● **Provided material**
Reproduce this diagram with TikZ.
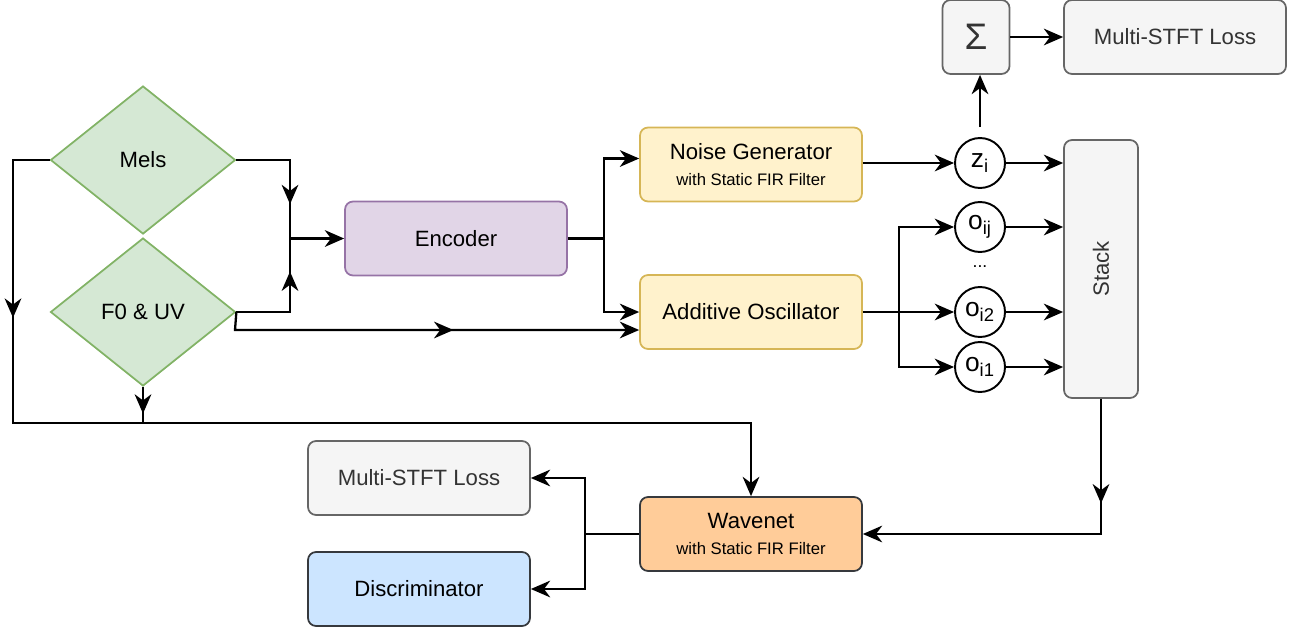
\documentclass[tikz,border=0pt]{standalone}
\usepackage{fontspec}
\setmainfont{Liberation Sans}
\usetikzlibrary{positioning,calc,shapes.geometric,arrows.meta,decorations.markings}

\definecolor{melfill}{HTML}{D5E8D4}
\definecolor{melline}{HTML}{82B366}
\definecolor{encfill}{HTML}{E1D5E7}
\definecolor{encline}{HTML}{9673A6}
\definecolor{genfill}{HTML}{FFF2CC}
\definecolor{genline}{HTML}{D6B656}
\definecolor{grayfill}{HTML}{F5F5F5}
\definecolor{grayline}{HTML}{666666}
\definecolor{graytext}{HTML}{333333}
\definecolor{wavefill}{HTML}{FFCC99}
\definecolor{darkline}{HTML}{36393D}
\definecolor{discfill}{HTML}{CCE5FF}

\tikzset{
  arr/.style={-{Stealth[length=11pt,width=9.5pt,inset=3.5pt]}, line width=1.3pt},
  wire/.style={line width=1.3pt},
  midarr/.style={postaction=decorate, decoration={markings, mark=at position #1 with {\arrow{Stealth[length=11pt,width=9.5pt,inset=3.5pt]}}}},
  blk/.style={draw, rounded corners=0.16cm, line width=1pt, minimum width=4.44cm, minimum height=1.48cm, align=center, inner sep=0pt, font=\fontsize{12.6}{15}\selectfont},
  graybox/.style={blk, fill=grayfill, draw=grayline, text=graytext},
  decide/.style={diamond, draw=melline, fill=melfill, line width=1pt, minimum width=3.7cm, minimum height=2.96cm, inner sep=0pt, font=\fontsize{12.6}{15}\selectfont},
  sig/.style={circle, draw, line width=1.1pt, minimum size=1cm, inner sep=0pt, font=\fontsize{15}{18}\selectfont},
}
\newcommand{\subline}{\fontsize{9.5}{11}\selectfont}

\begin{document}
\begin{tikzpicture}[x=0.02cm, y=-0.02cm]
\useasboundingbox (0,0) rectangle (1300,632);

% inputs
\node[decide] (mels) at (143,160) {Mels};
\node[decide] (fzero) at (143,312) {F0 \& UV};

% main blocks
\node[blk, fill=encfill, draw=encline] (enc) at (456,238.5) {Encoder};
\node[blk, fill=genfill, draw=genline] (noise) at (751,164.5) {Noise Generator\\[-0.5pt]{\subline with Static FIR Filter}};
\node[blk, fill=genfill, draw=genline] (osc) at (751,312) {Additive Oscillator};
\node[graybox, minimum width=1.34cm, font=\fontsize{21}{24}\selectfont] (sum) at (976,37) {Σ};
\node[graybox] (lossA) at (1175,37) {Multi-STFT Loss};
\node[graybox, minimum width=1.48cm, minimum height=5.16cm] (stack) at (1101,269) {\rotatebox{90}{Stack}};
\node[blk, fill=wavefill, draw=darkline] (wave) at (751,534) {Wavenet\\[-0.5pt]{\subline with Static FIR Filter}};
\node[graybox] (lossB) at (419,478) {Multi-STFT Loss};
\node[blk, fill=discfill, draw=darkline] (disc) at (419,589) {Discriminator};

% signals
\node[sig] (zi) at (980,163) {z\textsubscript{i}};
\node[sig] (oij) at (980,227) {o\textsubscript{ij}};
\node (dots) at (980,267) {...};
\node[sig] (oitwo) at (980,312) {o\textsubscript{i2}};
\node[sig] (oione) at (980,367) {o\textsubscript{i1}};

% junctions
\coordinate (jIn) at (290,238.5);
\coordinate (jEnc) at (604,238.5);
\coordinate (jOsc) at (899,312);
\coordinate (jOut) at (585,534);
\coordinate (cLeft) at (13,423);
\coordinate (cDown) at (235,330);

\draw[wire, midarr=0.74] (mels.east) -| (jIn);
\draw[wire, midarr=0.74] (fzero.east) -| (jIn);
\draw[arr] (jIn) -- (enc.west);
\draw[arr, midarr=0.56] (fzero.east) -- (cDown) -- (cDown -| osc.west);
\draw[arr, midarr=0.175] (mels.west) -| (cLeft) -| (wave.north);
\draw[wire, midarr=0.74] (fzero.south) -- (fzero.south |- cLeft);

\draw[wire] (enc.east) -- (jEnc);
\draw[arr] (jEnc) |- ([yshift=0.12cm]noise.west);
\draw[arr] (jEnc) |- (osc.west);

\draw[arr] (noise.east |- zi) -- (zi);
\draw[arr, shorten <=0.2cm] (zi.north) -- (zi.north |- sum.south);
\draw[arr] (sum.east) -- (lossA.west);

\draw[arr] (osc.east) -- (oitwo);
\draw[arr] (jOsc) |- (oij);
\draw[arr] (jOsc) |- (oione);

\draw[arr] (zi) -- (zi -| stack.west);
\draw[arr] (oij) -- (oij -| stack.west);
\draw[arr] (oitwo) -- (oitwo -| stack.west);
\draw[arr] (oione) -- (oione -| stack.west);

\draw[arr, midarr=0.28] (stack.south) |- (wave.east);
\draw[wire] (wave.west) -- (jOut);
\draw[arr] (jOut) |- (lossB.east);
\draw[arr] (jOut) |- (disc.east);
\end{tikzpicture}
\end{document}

● **Exercise objective**
The data above should be repeated exactly, minus any pictures.

● **Exercise solution**
Reproduce this diagram with TikZ.
\documentclass[tikz,border=0pt]{standalone}
\usepackage{fontspec}
\setmainfont{Liberation Sans}
\usetikzlibrary{positioning,calc,shapes.geometric,arrows.meta,decorations.markings}

\definecolor{melfill}{HTML}{D5E8D4}
\definecolor{melline}{HTML}{82B366}
\definecolor{encfill}{HTML}{E1D5E7}
\definecolor{encline}{HTML}{9673A6}
\definecolor{genfill}{HTML}{FFF2CC}
\definecolor{genline}{HTML}{D6B656}
\definecolor{grayfill}{HTML}{F5F5F5}
\definecolor{grayline}{HTML}{666666}
\definecolor{graytext}{HTML}{333333}
\definecolor{wavefill}{HTML}{FFCC99}
\definecolor{darkline}{HTML}{36393D}
\definecolor{discfill}{HTML}{CCE5FF}

\tikzset{
  arr/.style={-{Stealth[length=11pt,width=9.5pt,inset=3.5pt]}, line width=1.3pt},
  wire/.style={line width=1.3pt},
  midarr/.style={postaction=decorate, decoration={markings, mark=at position #1 with {\arrow{Stealth[length=11pt,width=9.5pt,inset=3.5pt]}}}},
  blk/.style={draw, rounded corners=0.16cm, line width=1pt, minimum width=4.44cm, minimum height=1.48cm, align=center, inner sep=0pt, font=\fontsize{12.6}{15}\selectfont},
  graybox/.style={blk, fill=grayfill, draw=grayline, text=graytext},
  decide/.style={diamond, draw=melline, fill=melfill, line width=1pt, minimum width=3.7cm, minimum height=2.96cm, inner sep=0pt, font=\fontsize{12.6}{15}\selectfont},
  sig/.style={circle, draw, line width=1.1pt, minimum size=1cm, inner sep=0pt, font=\fontsize{15}{18}\selectfont},
}
\newcommand{\subline}{\fontsize{9.5}{11}\selectfont}

\begin{document}
\begin{tikzpicture}[x=0.02cm, y=-0.02cm]
\useasboundingbox (0,0) rectangle (1300,632);

% inputs
\node[decide] (mels) at (143,160) {Mels};
\node[decide] (fzero) at (143,312) {F0 \& UV};

% main blocks
\node[blk, fill=encfill, draw=encline] (enc) at (456,238.5) {Encoder};
\node[blk, fill=genfill, draw=genline] (noise) at (751,164.5) {Noise Generator\\[-0.5pt]{\subline with Static FIR Filter}};
\node[blk, fill=genfill, draw=genline] (osc) at (751,312) {Additive Oscillator};
\node[graybox, minimum width=1.34cm, font=\fontsize{21}{24}\selectfont] (sum) at (976,37) {Σ};
\node[graybox] (lossA) at (1175,37) {Multi-STFT Loss};
\node[graybox, minimum width=1.48cm, minimum height=5.16cm] (stack) at (1101,269) {\rotatebox{90}{Stack}};
\node[blk, fill=wavefill, draw=darkline] (wave) at (751,534) {Wavenet\\[-0.5pt]{\subline with Static FIR Filter}};
\node[graybox] (lossB) at (419,478) {Multi-STFT Loss};
\node[blk, fill=discfill, draw=darkline] (disc) at (419,589) {Discriminator};

% signals
\node[sig] (zi) at (980,163) {z\textsubscript{i}};
\node[sig] (oij) at (980,227) {o\textsubscript{ij}};
\node (dots) at (980,267) {...};
\node[sig] (oitwo) at (980,312) {o\textsubscript{i2}};
\node[sig] (oione) at (980,367) {o\textsubscript{i1}};

% junctions
\coordinate (jIn) at (290,238.5);
\coordinate (jEnc) at (604,238.5);
\coordinate (jOsc) at (899,312);
\coordinate (jOut) at (585,534);
\coordinate (cLeft) at (13,423);
\coordinate (cDown) at (235,330);

\draw[wire, midarr=0.74] (mels.east) -| (jIn);
\draw[wire, midarr=0.74] (fzero.east) -| (jIn);
\draw[arr] (jIn) -- (enc.west);
\draw[arr, midarr=0.56] (fzero.east) -- (cDown) -- (cDown -| osc.west);
\draw[arr, midarr=0.175] (mels.west) -| (cLeft) -| (wave.north);
\draw[wire, midarr=0.74] (fzero.south) -- (fzero.south |- cLeft);

\draw[wire] (enc.east) -- (jEnc);
\draw[arr] (jEnc) |- ([yshift=0.12cm]noise.west);
\draw[arr] (jEnc) |- (osc.west);

\draw[arr] (noise.east |- zi) -- (zi);
\draw[arr, shorten <=0.2cm] (zi.north) -- (zi.north |- sum.south);
\draw[arr] (sum.east) -- (lossA.west);

\draw[arr] (osc.east) -- (oitwo);
\draw[arr] (jOsc) |- (oij);
\draw[arr] (jOsc) |- (oione);

\draw[arr] (zi) -- (zi -| stack.west);
\draw[arr] (oij) -- (oij -| stack.west);
\draw[arr] (oitwo) -- (oitwo -| stack.west);
\draw[arr] (oione) -- (oione -| stack.west);

\draw[arr, midarr=0.28] (stack.south) |- (wave.east);
\draw[wire] (wave.west) -- (jOut);
\draw[arr] (jOut) |- (lossB.east);
\draw[arr] (jOut) |- (disc.east);
\end{tikzpicture}
\end{document}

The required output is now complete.